What you should do:
Leave out the images and repeat the listing below without a single change.

Dataset section:
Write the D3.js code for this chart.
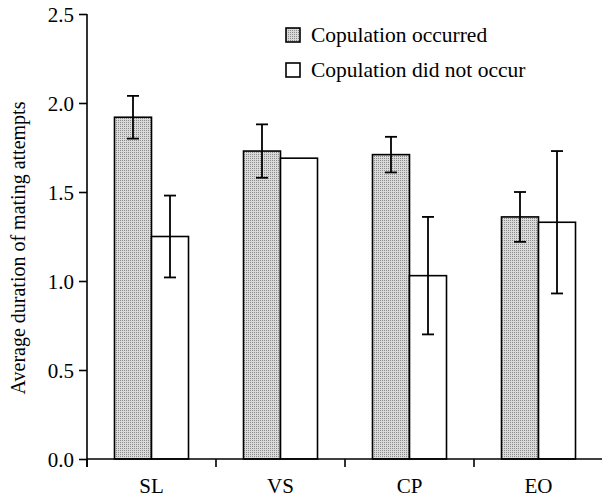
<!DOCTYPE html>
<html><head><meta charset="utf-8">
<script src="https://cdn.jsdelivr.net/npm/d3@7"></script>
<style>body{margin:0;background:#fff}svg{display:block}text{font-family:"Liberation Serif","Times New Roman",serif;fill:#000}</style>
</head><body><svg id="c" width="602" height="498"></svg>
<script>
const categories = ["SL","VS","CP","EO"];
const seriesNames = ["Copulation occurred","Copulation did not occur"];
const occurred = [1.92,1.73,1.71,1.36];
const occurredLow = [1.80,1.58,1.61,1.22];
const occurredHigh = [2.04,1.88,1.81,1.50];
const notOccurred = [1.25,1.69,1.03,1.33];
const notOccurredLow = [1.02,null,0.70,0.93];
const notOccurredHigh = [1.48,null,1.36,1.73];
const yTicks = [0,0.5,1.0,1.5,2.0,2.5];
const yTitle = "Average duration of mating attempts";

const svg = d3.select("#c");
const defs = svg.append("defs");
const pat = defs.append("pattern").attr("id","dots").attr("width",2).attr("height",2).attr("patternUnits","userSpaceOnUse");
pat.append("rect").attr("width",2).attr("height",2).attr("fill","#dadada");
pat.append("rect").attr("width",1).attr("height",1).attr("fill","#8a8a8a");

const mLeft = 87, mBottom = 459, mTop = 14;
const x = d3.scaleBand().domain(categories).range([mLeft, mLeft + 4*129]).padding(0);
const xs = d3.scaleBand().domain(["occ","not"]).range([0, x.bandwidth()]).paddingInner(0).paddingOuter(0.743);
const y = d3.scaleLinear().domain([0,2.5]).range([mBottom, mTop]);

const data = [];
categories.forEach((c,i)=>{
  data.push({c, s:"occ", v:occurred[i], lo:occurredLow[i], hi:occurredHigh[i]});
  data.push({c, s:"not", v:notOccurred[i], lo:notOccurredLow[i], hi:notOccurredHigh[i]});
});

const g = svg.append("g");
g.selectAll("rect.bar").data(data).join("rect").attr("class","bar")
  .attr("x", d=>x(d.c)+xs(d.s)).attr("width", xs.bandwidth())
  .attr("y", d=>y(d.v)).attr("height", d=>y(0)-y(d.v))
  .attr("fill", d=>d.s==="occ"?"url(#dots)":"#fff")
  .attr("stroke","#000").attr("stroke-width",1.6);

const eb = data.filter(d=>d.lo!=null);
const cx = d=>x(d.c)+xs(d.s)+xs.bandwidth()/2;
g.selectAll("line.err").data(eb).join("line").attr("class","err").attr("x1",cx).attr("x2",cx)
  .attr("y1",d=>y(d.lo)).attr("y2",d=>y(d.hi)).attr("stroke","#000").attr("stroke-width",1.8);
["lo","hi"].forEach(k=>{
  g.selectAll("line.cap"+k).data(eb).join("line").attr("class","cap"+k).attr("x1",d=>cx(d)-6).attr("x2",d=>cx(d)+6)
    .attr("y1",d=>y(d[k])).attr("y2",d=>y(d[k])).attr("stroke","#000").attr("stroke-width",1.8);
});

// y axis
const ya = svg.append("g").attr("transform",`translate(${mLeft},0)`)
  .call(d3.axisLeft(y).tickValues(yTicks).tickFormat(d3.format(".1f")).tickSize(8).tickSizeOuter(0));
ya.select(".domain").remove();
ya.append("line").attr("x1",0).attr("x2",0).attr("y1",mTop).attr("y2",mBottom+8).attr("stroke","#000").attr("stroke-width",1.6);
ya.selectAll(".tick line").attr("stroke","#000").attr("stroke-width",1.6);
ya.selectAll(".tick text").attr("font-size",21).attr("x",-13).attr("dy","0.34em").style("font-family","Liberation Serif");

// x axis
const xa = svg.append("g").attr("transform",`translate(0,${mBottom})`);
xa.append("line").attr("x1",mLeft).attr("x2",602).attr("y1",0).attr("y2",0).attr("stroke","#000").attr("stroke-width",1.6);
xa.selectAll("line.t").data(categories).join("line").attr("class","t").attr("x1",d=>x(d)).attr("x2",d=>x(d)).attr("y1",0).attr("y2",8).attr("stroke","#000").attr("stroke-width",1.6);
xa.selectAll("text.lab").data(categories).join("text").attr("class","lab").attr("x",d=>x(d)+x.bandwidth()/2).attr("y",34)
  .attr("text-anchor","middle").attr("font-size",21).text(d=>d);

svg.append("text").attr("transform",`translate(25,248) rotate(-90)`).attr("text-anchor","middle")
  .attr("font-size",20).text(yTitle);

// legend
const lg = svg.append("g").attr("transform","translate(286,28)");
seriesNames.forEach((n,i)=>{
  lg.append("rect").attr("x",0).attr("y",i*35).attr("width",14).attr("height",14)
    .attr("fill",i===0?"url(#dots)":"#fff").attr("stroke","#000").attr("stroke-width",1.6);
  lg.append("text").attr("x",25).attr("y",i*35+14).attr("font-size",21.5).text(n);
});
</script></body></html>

Full response:
Write the D3.js code for this chart.
<!DOCTYPE html>
<html><head><meta charset="utf-8">
<script src="https://cdn.jsdelivr.net/npm/d3@7"></script>
<style>body{margin:0;background:#fff}svg{display:block}text{font-family:"Liberation Serif","Times New Roman",serif;fill:#000}</style>
</head><body><svg id="c" width="602" height="498"></svg>
<script>
const categories = ["SL","VS","CP","EO"];
const seriesNames = ["Copulation occurred","Copulation did not occur"];
const occurred = [1.92,1.73,1.71,1.36];
const occurredLow = [1.80,1.58,1.61,1.22];
const occurredHigh = [2.04,1.88,1.81,1.50];
const notOccurred = [1.25,1.69,1.03,1.33];
const notOccurredLow = [1.02,null,0.70,0.93];
const notOccurredHigh = [1.48,null,1.36,1.73];
const yTicks = [0,0.5,1.0,1.5,2.0,2.5];
const yTitle = "Average duration of mating attempts";

const svg = d3.select("#c");
const defs = svg.append("defs");
const pat = defs.append("pattern").attr("id","dots").attr("width",2).attr("height",2).attr("patternUnits","userSpaceOnUse");
pat.append("rect").attr("width",2).attr("height",2).attr("fill","#dadada");
pat.append("rect").attr("width",1).attr("height",1).attr("fill","#8a8a8a");

const mLeft = 87, mBottom = 459, mTop = 14;
const x = d3.scaleBand().domain(categories).range([mLeft, mLeft + 4*129]).padding(0);
const xs = d3.scaleBand().domain(["occ","not"]).range([0, x.bandwidth()]).paddingInner(0).paddingOuter(0.743);
const y = d3.scaleLinear().domain([0,2.5]).range([mBottom, mTop]);

const data = [];
categories.forEach((c,i)=>{
  data.push({c, s:"occ", v:occurred[i], lo:occurredLow[i], hi:occurredHigh[i]});
  data.push({c, s:"not", v:notOccurred[i], lo:notOccurredLow[i], hi:notOccurredHigh[i]});
});

const g = svg.append("g");
g.selectAll("rect.bar").data(data).join("rect").attr("class","bar")
  .attr("x", d=>x(d.c)+xs(d.s)).attr("width", xs.bandwidth())
  .attr("y", d=>y(d.v)).attr("height", d=>y(0)-y(d.v))
  .attr("fill", d=>d.s==="occ"?"url(#dots)":"#fff")
  .attr("stroke","#000").attr("stroke-width",1.6);

const eb = data.filter(d=>d.lo!=null);
const cx = d=>x(d.c)+xs(d.s)+xs.bandwidth()/2;
g.selectAll("line.err").data(eb).join("line").attr("class","err").attr("x1",cx).attr("x2",cx)
  .attr("y1",d=>y(d.lo)).attr("y2",d=>y(d.hi)).attr("stroke","#000").attr("stroke-width",1.8);
["lo","hi"].forEach(k=>{
  g.selectAll("line.cap"+k).data(eb).join("line").attr("class","cap"+k).attr("x1",d=>cx(d)-6).attr("x2",d=>cx(d)+6)
    .attr("y1",d=>y(d[k])).attr("y2",d=>y(d[k])).attr("stroke","#000").attr("stroke-width",1.8);
});

// y axis
const ya = svg.append("g").attr("transform",`translate(${mLeft},0)`)
  .call(d3.axisLeft(y).tickValues(yTicks).tickFormat(d3.format(".1f")).tickSize(8).tickSizeOuter(0));
ya.select(".domain").remove();
ya.append("line").attr("x1",0).attr("x2",0).attr("y1",mTop).attr("y2",mBottom+8).attr("stroke","#000").attr("stroke-width",1.6);
ya.selectAll(".tick line").attr("stroke","#000").attr("stroke-width",1.6);
ya.selectAll(".tick text").attr("font-size",21).attr("x",-13).attr("dy","0.34em").style("font-family","Liberation Serif");

// x axis
const xa = svg.append("g").attr("transform",`translate(0,${mBottom})`);
xa.append("line").attr("x1",mLeft).attr("x2",602).attr("y1",0).attr("y2",0).attr("stroke","#000").attr("stroke-width",1.6);
xa.selectAll("line.t").data(categories).join("line").attr("class","t").attr("x1",d=>x(d)).attr("x2",d=>x(d)).attr("y1",0).attr("y2",8).attr("stroke","#000").attr("stroke-width",1.6);
xa.selectAll("text.lab").data(categories).join("text").attr("class","lab").attr("x",d=>x(d)+x.bandwidth()/2).attr("y",34)
  .attr("text-anchor","middle").attr("font-size",21).text(d=>d);

svg.append("text").attr("transform",`translate(25,248) rotate(-90)`).attr("text-anchor","middle")
  .attr("font-size",20).text(yTitle);

// legend
const lg = svg.append("g").attr("transform","translate(286,28)");
seriesNames.forEach((n,i)=>{
  lg.append("rect").attr("x",0).attr("y",i*35).attr("width",14).attr("height",14)
    .attr("fill",i===0?"url(#dots)":"#fff").attr("stroke","#000").attr("stroke-width",1.6);
  lg.append("text").attr("x",25).attr("y",i*35+14).attr("font-size",21.5).text(n);
});
</script></body></html>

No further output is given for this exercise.